Since we will not specify children, we only need to define the runtime options for the supervisor. The DynamicSupervisor only supports the :one_for_one
supervision strategy:
options = [
name: SimpleQueue.Supervisor,
strategy: :one_for_one
]
DynamicSupervisor.start_link(options)
Then, to start a new SimpleQueue dynamically we’ll use start_child/2
which takes a supervisor and the child specification (again, SimpleQueue
uses use GenServer
so the child specification is already defined):
{:ok, pid} = DynamicSupervisor.start_child(SimpleQueue.Supervisor, SimpleQueue)
Task Supervisor
Tasks have their own specialized Supervisor, the Task.Supervisor
. Designed for dynamically created tasks, the supervisor uses DynamicSupervisor
under the hood.
Setup
Including the Task.Supervisor
is no different than other supervisors:
children = [
{Task.Supervisor, name: ExampleApp.TaskSupervisor, restart: :transient}
]
{:ok, pid} = Supervisor.start_link(children, strategy: :one_for_one)

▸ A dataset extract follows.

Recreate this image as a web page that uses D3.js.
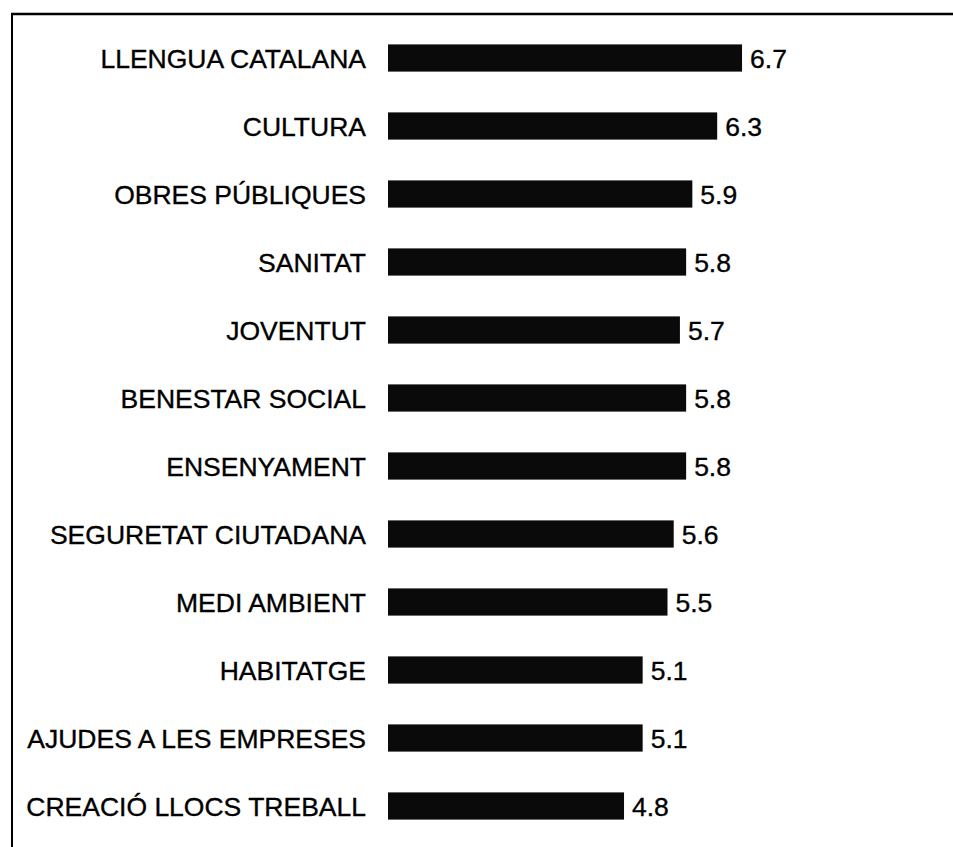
<!DOCTYPE html>
<html>
<head>
<meta charset="utf-8">
<script src="https://cdn.jsdelivr.net/npm/d3@7"></script>
<style>
  html, body { margin: 0; padding: 0; background: #fff; }
  svg { display: block; }
</style>
</head>
<body>
<script>
const categories = [
  "LLENGUA CATALANA", "CULTURA", "OBRES PÚBLIQUES", "SANITAT", "JOVENTUT",
  "BENESTAR SOCIAL", "ENSENYAMENT", "SEGURETAT CIUTADANA", "MEDI AMBIENT",
  "HABITATGE", "AJUDES A LES EMPRESES", "CREACIÓ LLOCS TREBALL"
];
const values = [6.7, 6.3, 5.9, 5.8, 5.7, 5.8, 5.8, 5.6, 5.5, 5.1, 5.1, 4.8];
const valueLabels = ["6.7", "6.3", "5.9", "5.8", "5.7", "5.8", "5.8", "5.6", "5.5", "5.1", "5.1", "4.8"];

const W = 953, H = 847;
const svg = d3.select("body").append("svg").attr("width", W).attr("height", H);

// frame
svg.append("line").attr("x1", 11).attr("x2", W).attr("y1", 14).attr("y2", 14)
  .attr("stroke", "#000").attr("stroke-width", 2.5);
svg.append("line").attr("x1", 12).attr("x2", 12).attr("y1", 13).attr("y2", H)
  .attr("stroke", "#000").attr("stroke-width", 2);

const x = d3.scaleLinear().domain([1, 10]).range([388, 947]);
const y = d3.scaleBand().domain(categories).range([24, 840]).paddingInner(0.6).paddingOuter(0.3);

const g = svg.append("g");
const data = categories.map((c, i) => ({ c, v: values[i], l: valueLabels[i] }));

g.selectAll("rect.bar").data(data).enter().append("rect")
  .attr("class", "bar")
  .attr("x", x(1))
  .attr("y", d => y(d.c))
  .attr("width", d => x(d.v) - x(1))
  .attr("height", y.bandwidth())
  .attr("fill", "#0a0a0a");

g.selectAll("text.cat").data(data).enter().append("text")
  .attr("class", "cat")
  .attr("x", x(1) - 22)
  .attr("y", d => y(d.c) + y.bandwidth() / 2)
  .attr("dy", "0.38em")
  .attr("text-anchor", "end")
  .attr("font-family", "Liberation Sans, Arial, Helvetica, sans-serif")
  .attr("font-size", 26.5)
  .attr("fill", "#000")
  .attr("stroke", "#000")
  .attr("stroke-width", 0.35)
  .text(d => d.c);

g.selectAll("text.val").data(data).enter().append("text")
  .attr("class", "val")
  .attr("x", d => x(d.v) + 8)
  .attr("y", d => y(d.c) + y.bandwidth() / 2)
  .attr("dy", "0.38em")
  .attr("font-family", "Liberation Sans, Arial, Helvetica, sans-serif")
  .attr("font-size", 26.5)
  .attr("fill", "#000")
  .attr("stroke", "#000")
  .attr("stroke-width", 0.35)
  .text(d => d.l);
</script>
</body>
</html>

The major difference between Supervisor
and Task.Supervisor
is that its default restart strategy is :temporary
(tasks would never be restarted).
Supervised Tasks
With the supervisor started we can use the start_child/2
function to create a supervised task:
{:ok, pid} = Task.Supervisor.start_child(ExampleApp.TaskSupervisor, fn -> background_work end)
If our task crashes prematurely it will be re-started for us. This can be particularly useful when working with incoming connections or processing background work.